* _GIVEN REQUEST_:
Restate, exactly and without pictures, the lines from the start of the listing below through the line holding "const points = pointX.map((x, i)".

-- start --

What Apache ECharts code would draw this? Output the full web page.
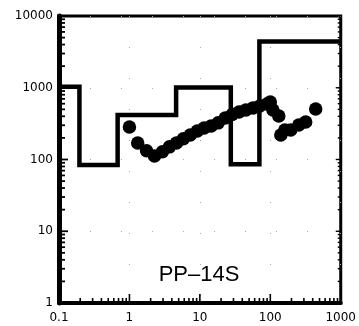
<!DOCTYPE html>
<html><head><meta charset="utf-8">
<script src="https://cdn.jsdelivr.net/npm/echarts@6/dist/echarts.min.js"></script>
<style>html,body{margin:0;padding:0;background:#fff}#c{width:359px;height:326px}</style>
</head><body><div id="c"></div><script>
const xTickLabels = ['0.1', '1', '10', '100', '1000'];
const yTickLabels = ['1', '10', '100', '1000', '10000'];
const stepEdges = [0.1, 0.195, 0.68, 4.6, 27.5, 70, 1000];
const stepLevels = [1030, 84, 418, 1010, 86, 4400];
const pointX = [1.0, 1.31, 1.75, 2.27, 2.94, 3.7, 4.65, 5.83, 7.31, 9.2, 11.5, 14.5, 18.2, 22.9, 28.7, 36, 45, 57, 71, 90, 100, 109, 132, 141, 161, 195, 254, 318, 441];
const pointY = [284, 170, 132, 112, 128, 150, 170, 194, 220, 250, 275, 294, 324, 380, 425, 460, 491, 524, 558, 595, 634, 491, 405, 220, 258, 258, 303, 334, 507];
const panelLabel = 'PP–14S';

const stepData = stepLevels.map((v, i) => [stepEdges[i], v]);
stepData.push([stepEdges[stepEdges.length - 1], stepLevels[stepLevels.length - 1]]);
const points = pointX.map((x, i) => [x, pointY[i]]);

function tickList(lo, hi) {
  const t = [];
  for (let e = Math.round(Math.log10(lo)); e <= Math.round(Math.log10(hi)); e++) {
    const d = Math.pow(10, e);
    t.push([d, 1]);
    if (e < Math.round(Math.log10(hi))) for (let k = 2; k < 10; k++) t.push([d * k, 0]);
  }
  return t;
}
const xTicks = tickList(0.1, 1000);
const yTicks = tickList(1, 10000);

const chart = echarts.init(document.getElementById('c'), null, {renderer: 'canvas'});
const font = 'DejaVu Sans';
chart.setOption({
  animation: false,
  grid: {left: 59, right: 17, top: 16, bottom: 23, show: true, borderColor: '#000', borderWidth: 3, backgroundColor: 'transparent'},
  xAxis: {
    type: 'log', logBase: 10, min: 0.1, max: 1000,
    axisLine: {show: true, lineStyle: {color: '#000', width: 4}},
    axisTick: {show: false},
    axisLabel: {color: '#000', fontSize: 12, fontFamily: font, margin: 9,
      formatter: v => xTickLabels[Math.round(Math.log10(v)) + 1]},
    splitLine: {show: true, lineStyle: {color: '#aaa', width: 1, type: [1, 30]}}
  },
  yAxis: {
    type: 'log', logBase: 10, min: 1, max: 10000,
    axisLine: {show: true, lineStyle: {color: '#000', width: 5}},
    axisTick: {show: false},
    axisLabel: {color: '#000', fontSize: 12, fontFamily: font, margin: 6,
      formatter: v => yTickLabels[Math.round(Math.log10(v))]},
    splitLine: {show: true, lineStyle: {color: '#aaa', width: 1, type: [1, 30]}}
  },
  series: [
    {
      type: 'custom', silent: true, clip: false, z: 5,
      data: xTicks.map(t => [t[0], 1, t[1]]),
      renderItem: (params, api) => {
        const p = api.coord([api.value(0), 1]);
        const len = api.value(2) ? 9 : 5;
        return {type: 'line', shape: {x1: p[0], y1: p[1], x2: p[0], y2: p[1] - len}, style: {stroke: '#000', lineWidth: 1.6}};
      }
    },
    {
      type: 'custom', silent: true, clip: false, z: 5,
      data: yTicks.map(t => [0.1, t[0], t[1]]),
      renderItem: (params, api) => {
        const p = api.coord([0.1, api.value(1)]);
        const len = api.value(2) ? 9 : 6;
        return {type: 'line', shape: {x1: p[0], y1: p[1], x2: p[0] + len, y2: p[1]}, style: {stroke: '#000', lineWidth: 1.8}};
      }
    },
    {
      type: 'custom', silent: true, clip: false, z: 5,
      data: yTicks.map(t => [1000, t[0], t[1]]),
      renderItem: (params, api) => {
        const p = api.coord([1000, api.value(1)]);
        const len = api.value(2) ? 5 : 3;
        return {type: 'line', shape: {x1: p[0], y1: p[1], x2: p[0] - len, y2: p[1]}, style: {stroke: '#000', lineWidth: 1.4}};
      }
    },
    {
      type: 'line', step: 'end', data: stepData, symbol: 'none', z: 3,
      lineStyle: {color: '#000', width: 4.5, join: 'miter'}
    },
    {
      type: 'scatter', data: points, symbol: 'circle', symbolSize: 13.5, z: 4,
      itemStyle: {color: '#000', opacity: 1}
    }
  ],
  graphic: [{
    type: 'text', x: 199, y: 275,
    style: {text: panelLabel, font: '22px "Liberation Sans"', fill: '#000', textAlign: 'center', textVerticalAlign: 'middle'}
  }]
});
</script></body></html>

-- end --

* _RESULT FOR THIS TASK_:
What Apache ECharts code would draw this? Output the full web page.
<!DOCTYPE html>
<html><head><meta charset="utf-8">
<script src="https://cdn.jsdelivr.net/npm/echarts@6/dist/echarts.min.js"></script>
<style>html,body{margin:0;padding:0;background:#fff}#c{width:359px;height:326px}</style>
</head><body><div id="c"></div><script>
const xTickLabels = ['0.1', '1', '10', '100', '1000'];
const yTickLabels = ['1', '10', '100', '1000', '10000'];
const stepEdges = [0.1, 0.195, 0.68, 4.6, 27.5, 70, 1000];
const stepLevels = [1030, 84, 418, 1010, 86, 4400];
const pointX = [1.0, 1.31, 1.75, 2.27, 2.94, 3.7, 4.65, 5.83, 7.31, 9.2, 11.5, 14.5, 18.2, 22.9, 28.7, 36, 45, 57, 71, 90, 100, 109, 132, 141, 161, 195, 254, 318, 441];
const pointY = [284, 170, 132, 112, 128, 150, 170, 194, 220, 250, 275, 294, 324, 380, 425, 460, 491, 524, 558, 595, 634, 491, 405, 220, 258, 258, 303, 334, 507];
const panelLabel = 'PP–14S';

const stepData = stepLevels.map((v, i) => [stepEdges[i], v]);
stepData.push([stepEdges[stepEdges.length - 1], stepLevels[stepLevels.length - 1]]);
const points = pointX.map((x, i) => [x, pointY[i]]);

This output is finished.